Continuous Delivery (or, CD), and Continuous Integration (or, CI)

See article about continuous develivery on ContinuousDelivery, Wikipedia and AWS. For a team to provide continuous delivery of the web application, it must ensure that the code available in repository is always in a state where it can be deployed to the production environment without any issues. An important step needed to achieve this goal is to have the developers merge their code in same code repository and for the code to be free of conflicts or errors, i.e., have continuous integration. See article about continuous integration on Wikipedia, Atlassian and AWS. Within the repository itself, sub-folders could be made to handle parallel development, merging features and identifying code for release. For example, using trunk, branch and tag folders in subversion, or using Git flow, etc. Having automated tests helps in ensuring that the new code is free of unexpected issues and also does not break any existing behavior. Jenkins can be used to build "artifacts" (like, bundled javascript code, or .war files, etc.) with every commit of new code, and verify that the build process works without any failure, and all automated tests pass successfully. Once an artifact is built, it can be deployed in server, from where it is made available for public use. Static analysis, mentioned in the testing glossary, also helps with the CI/CD process, ensuring that erroneous and non-standard new code does not make it to the main codebase.

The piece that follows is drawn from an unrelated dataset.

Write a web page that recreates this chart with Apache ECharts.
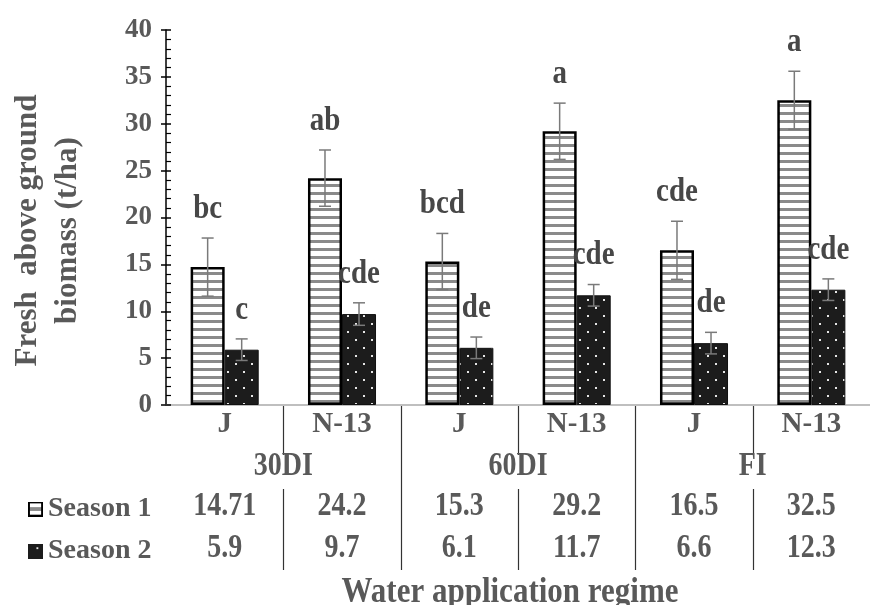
<!DOCTYPE html>
<html><head><meta charset="utf-8">
<script src="https://cdn.jsdelivr.net/npm/echarts@6/dist/echarts.min.js"></script>
<style>html,body{margin:0;padding:0;background:#fff}#c{width:870px;height:605px}</style>
</head><body><div id="c"></div>
<script>
// ---- data ----
const subCategories = ['J', 'N-13', 'J', 'N-13', 'J', 'N-13'];
const groups = ['30DI', '60DI', 'FI'];
const seriesNames = ['Season 1', 'Season 2'];
const season1 = [14.71, 24.2, 15.3, 29.2, 16.5, 32.5];
const season2 = [5.9, 9.7, 6.1, 11.7, 6.6, 12.3];
const season1Err = [3.1, 3.0, 3.0, 3.0, 3.1, 3.1];
const season2Err = [1.15, 1.2, 1.15, 1.15, 1.15, 1.15];
const season1Letters = ['bc', 'ab', 'bcd', 'a', 'cde', 'a'];
const season2Letters = ['c', 'cde', 'de', 'cde', 'de', 'cde'];
const yMin = 0, yMax = 40, yStep = 5;
const yTitle = 'Fresh  above ground\nbiomass (t/ha)';
const xTitle = 'Water application regime';

// ---- styles ----
const FONT = "'Liberation Serif', 'Times New Roman', serif";
const TXT = '#595959';
const CAT_GAP = 0.42;
const TALL = 1.18;

function makeCanvas(w, h, draw) {
  const c = document.createElement('canvas');
  c.width = w; c.height = h;
  draw(c.getContext('2d'));
  return c;
}
const stripe = makeCanvas(8, 8, g => {
  g.fillStyle = '#fff'; g.fillRect(0, 0, 8, 8);
  g.fillStyle = '#8a8a8a'; g.fillRect(0, 0, 8, 3);
});
const dots = makeCanvas(16, 16, g => {
  g.fillStyle = '#1c1c1c'; g.fillRect(0, 0, 16, 16);
  g.fillStyle = '#e6e6e6'; g.fillRect(3, 3, 2, 2); g.fillRect(11, 11, 2, 2);
});
const key1 = makeCanvas(16, 16, g => {
  g.fillStyle = '#000'; g.fillRect(0, 0, 16, 16);
  g.fillStyle = '#fff'; g.fillRect(2, 2, 12, 12);
  g.fillStyle = '#8a8a8a'; g.fillRect(2, 6, 12, 4);
});
const key2 = makeCanvas(16, 16, g => {
  g.fillStyle = '#1c1c1c'; g.fillRect(0, 0, 16, 16);
  g.fillStyle = '#e6e6e6'; g.fillRect(9, 4, 2, 2);
});

const chart = echarts.init(document.getElementById('c'));

function errorSeries(idx, vals, errs, letters) {
  return {
    type: 'custom',
    z: 10,
    silent: true,
    encode: { x: 0, y: 1 },
    data: vals.map((v, i) => [i, v, errs[i]]),
    renderItem(params, api) {
      const i = api.value(0), v = api.value(1), e = api.value(2);
      const band = api.size([1, 0])[0];
      const bw = band * (1 - CAT_GAP) / 2;
      const base = api.coord([i, v]);
      const cx = base[0] + (idx === 0 ? -bw / 2 : bw / 2);
      const top = api.coord([i, v + e])[1];
      const bot = api.coord([i, v - e])[1];
      const ls = { stroke: '#7a7a7a', lineWidth: 1.5 };
      const cap = 6;
      return {
        type: 'group',
        children: [
          { type: 'line', shape: { x1: cx, y1: top, x2: cx, y2: bot }, style: ls },
          { type: 'line', shape: { x1: cx - cap, y1: top, x2: cx + cap, y2: top }, style: ls },
          { type: 'line', shape: { x1: cx - cap, y1: bot, x2: cx + cap, y2: bot }, style: ls },
          { type: 'text', x: cx, y: top - 12, scaleY: TALL,
            style: { text: letters[params.dataIndex], fontFamily: FONT, fontWeight: 'bold', fontSize: 29,
              fill: '#474747', align: 'center', verticalAlign: 'bottom' } }
        ]
      };
    }
  };
}

const option = {
  animation: false,
  backgroundColor: '#fff',
  grid: { left: 160, right: -10, top: 30, bottom: 200, containLabel: false },
  xAxis: {
    type: 'category',
    data: subCategories,
    axisLine: { lineStyle: { color: '#bfbfbf', width: 2 } },
    axisTick: { show: false },
    axisLabel: { fontFamily: FONT, fontWeight: 'bold', fontSize: 29, color: TXT, margin: 5 }
  },
  yAxis: [{
    type: 'value', min: yMin, max: yMax, interval: yStep,
    axisLine: { show: true, lineStyle: { color: '#000', width: 1.5 } },
    axisTick: { show: true, inside: true, length: 5, lineStyle: { color: '#000', width: 1.5 } },
    minorTick: { show: true, splitNumber: 5, length: 5, lineStyle: { color: '#000', width: 1.2 } },
    splitLine: { show: false },
    axisLabel: { fontFamily: FONT, fontWeight: 'bold', fontSize: 27, color: TXT, margin: 14 },
    name: yTitle,
    nameLocation: 'middle',
    nameRotate: 90,
    nameGap: 78,
    nameTextStyle: { fontFamily: FONT, fontWeight: 'bold', fontSize: 31, color: TXT, lineHeight: 40, padding: [0, 26, 0, 0] }
  }, {
    type: 'value', min: yMin, max: yMax, interval: yStep, position: 'left',
    axisLine: { show: false },
    axisTick: { show: true, inside: false, length: 5, lineStyle: { color: '#000', width: 1.5 } },
    axisLabel: { show: false },
    splitLine: { show: false }
  }],
  legend: {
    orient: 'vertical', left: 23, top: 489, itemWidth: 15, itemHeight: 15, itemGap: 12,
    selectedMode: false,
    textStyle: { fontFamily: FONT, fontWeight: 'bold', fontSize: 28, color: TXT, lineHeight: 30 },
    data: [
      { name: seriesNames[0], icon: 'image://' + key1.toDataURL() },
      { name: seriesNames[1], icon: 'image://' + key2.toDataURL() }
    ]
  },
  series: [
    { name: seriesNames[0], type: 'bar', data: season1, barGap: '0%', barCategoryGap: (CAT_GAP * 100) + '%',
      itemStyle: { color: { image: stripe, repeat: 'repeat' }, borderColor: '#000', borderWidth: 2.5 } },
    { name: seriesNames[1], type: 'bar', data: season2,
      itemStyle: { color: { image: dots, repeat: 'repeat' }, borderColor: '#111', borderWidth: 1 } },
    errorSeries(0, season1, season1Err, season1Letters),
    errorSeries(1, season2, season2Err, season2Letters)
  ]
};
chart.setOption(option);

// ---- data table under the axis ----
const px = i => chart.convertToPixel({ xAxisIndex: 0 }, i);
const band = px(1) - px(0);
const axisY = chart.convertToPixel({ yAxisIndex: 0 }, 0);
const g = [];
const lineStyle = { stroke: '#333', lineWidth: 1.2 };
const rowGroupY = axisY + 61, rowS1Y = axisY + 101, rowS2Y = axisY + 143, tableBottom = axisY + 165;
for (let i = 1; i < subCategories.length; i++) {
  const x = Math.round(px(i) - band / 2) + 0.5;
  if (i % 2 === 0) {
    g.push({ type: 'line', shape: { x1: x, y1: axisY, x2: x, y2: tableBottom }, style: lineStyle });
  } else {
    g.push({ type: 'line', shape: { x1: x, y1: axisY, x2: x, y2: axisY + 50 }, style: lineStyle });
    g.push({ type: 'line', shape: { x1: x, y1: axisY + 84, x2: x, y2: tableBottom }, style: lineStyle });
  }
}
const tText = (t, size, x, y) => ({ type: 'text', x: x, y: y, scaleY: TALL,
  style: { text: t, fontFamily: FONT, fontWeight: 'bold', fontSize: size, fill: TXT, align: 'center', verticalAlign: 'middle' } });
groups.forEach((name, k) => {
  const cx = (px(2 * k) + px(2 * k + 1)) / 2;
  g.push(tText(name, 28, cx, rowGroupY));
});
season1.forEach((v, i) => g.push(tText(String(v), 28, px(i), rowS1Y)));
season2.forEach((v, i) => g.push(tText(String(v), 28, px(i), rowS2Y)));
g.push(tText(xTitle, 31, 510, axisY + 188));
chart.setOption({ graphic: g });
</script>
</body></html>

Virtualization versus Containerization

For articles on virtualization, see Wikipedia, VMWare and OpenSource. To enable, full resource utilization, virtualization creates multiple copies of same/different OS on same hardware. As a side benefit, the system software and all installations can now be copied and easily moved to new hardware. Contrast this to containerization where different applications are deployed on a hardware having same OS, but in separate, independent "containers" that are isolated from each other. For articles on containeriation, see Wikipedia, Docker and Citrix. Docker and Kubernetes (which is a container manager) are two common applications used in containerization. With the development in containerization, it has clawed off some of the functionalities that were previously done via virtualization. However, they both can be used in tandem. See one of the blogs discussing the similarities an differences between the two.

System Monitoring

In the web application housekeeping glossary section on healthcheck monitoring, it is mentioned that various healthcheck information can be collected for various resources used by the web application. This is an example of system monitoring, wherein a vast array of tools are instrumented / configured to monitor system performance. This helps to identify if the servers are performing in an expected manner, i.e. expected levels of CPU usage, network usage, no memory leaks, etc. Commonly used tools are Unix statsd, Graphite, Nagios, Datadog, etc. Monitoring memory usage helps identify if the code has memory leaks. Monitoring network activity is the one of the best way to identify the onset of DDoS attacks.

SLO, SLI and Error budget

See articles on Atlassian about SLO, SLI and Error budget. These are performance indicators to identify if the business application (i.e. the service) is behaving in a manner expected for the business. Once the application makes it to production environment and is available to users, the service level objectives (SLOs) must be identified such that it mirrors business objectives. System monitoring tools can be used to obtain service level indicators (SLIs), i.e. the acual performance level for a service. The difference between SLI and SLO can be used to define error budget, i.e. how much error a service can take before it fails to meet the SLO. Depending on business requirement, there can be multiple SLOs.